From the non-3D point of view, our life is entirely self-centered in one sense, entirely part of everything in another sense, but, in neither way of seeing it is anything “external.” Either it may be seen as us functioning as in a dream, or it may be seen as our automatically creating an environment, as in a dream, that reflects what and who we are, what and who we are experiencing and relating to.

So, if you live in 3D thinking your life may be divided between internal and external, you will not come to the same conclusions you will come to if you see your life as all one thing, with your potential unlimited, as it is in a dream. The artificial constraints that seem so realistic to ordinary consciousness will be seen as arbitrary and unreal.

But –

Yes, “but.” But your life is lived amid and through and among vast impersonal forces. You personify a particular combination of those forces, channeled in certain directions. Your day-to-day existence reflects who and what you are, but not necessarily who and what you think you are.

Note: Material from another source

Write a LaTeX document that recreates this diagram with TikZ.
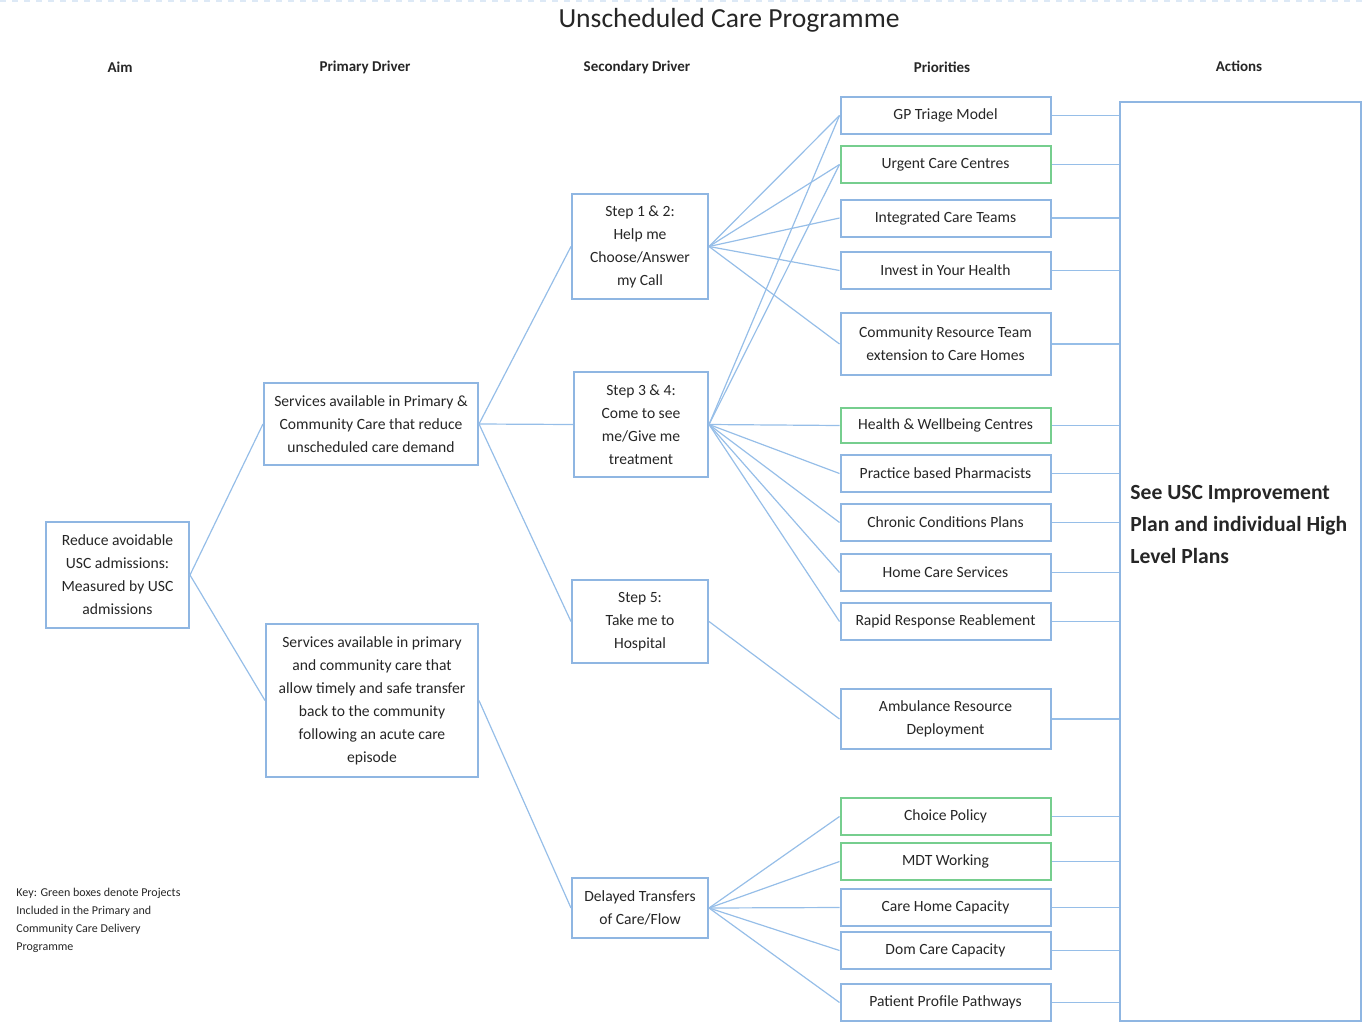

That’s the value of 3D constriction; one value, anyway.

So, “a place to rest” means what?

Think of it as if it said “a place to stand,” or “a place to root yourself.”

Something independent of the winds that blow while we are here.

Yes.

But then, what does it mean, to become a corpse and be eaten?

You have gotten the sense of it while yet writing out the question.

Yes, I have. It is the opposite of becoming a permanent point of view, of becoming a crystal, as you used to say, to Rita’s and my confusion, so many years ago.

That is a part of the stakes in living a 3D life. This saying looks at 3D life from a 3D standpoint, because that is how it would appear to those who heard it. If it had been said from a non-3D standpoint, it would have been wholly unintelligible. As it is, you found it puzzling, even after working through so many sayings. Some gaps are too wide to be leaped.

So I guess the saying puts the Samaritan in place as a symbol of life.

Yes. Not malign, not benign, just carrying on for its own purposes, but bringing inevitable results. If you don’t want to die and be reabsorbed into the undifferentiated being that is life without particular consciousness, find a place to stand – and this is done by coming awake and remaining awake. He came that you might have life, and have it more abundantly. He did not say he was or was not the only one to do so. But he said that’s what he was doing, that’s what he was about.

And so now it makes sense to me. Very satisfying, thank you.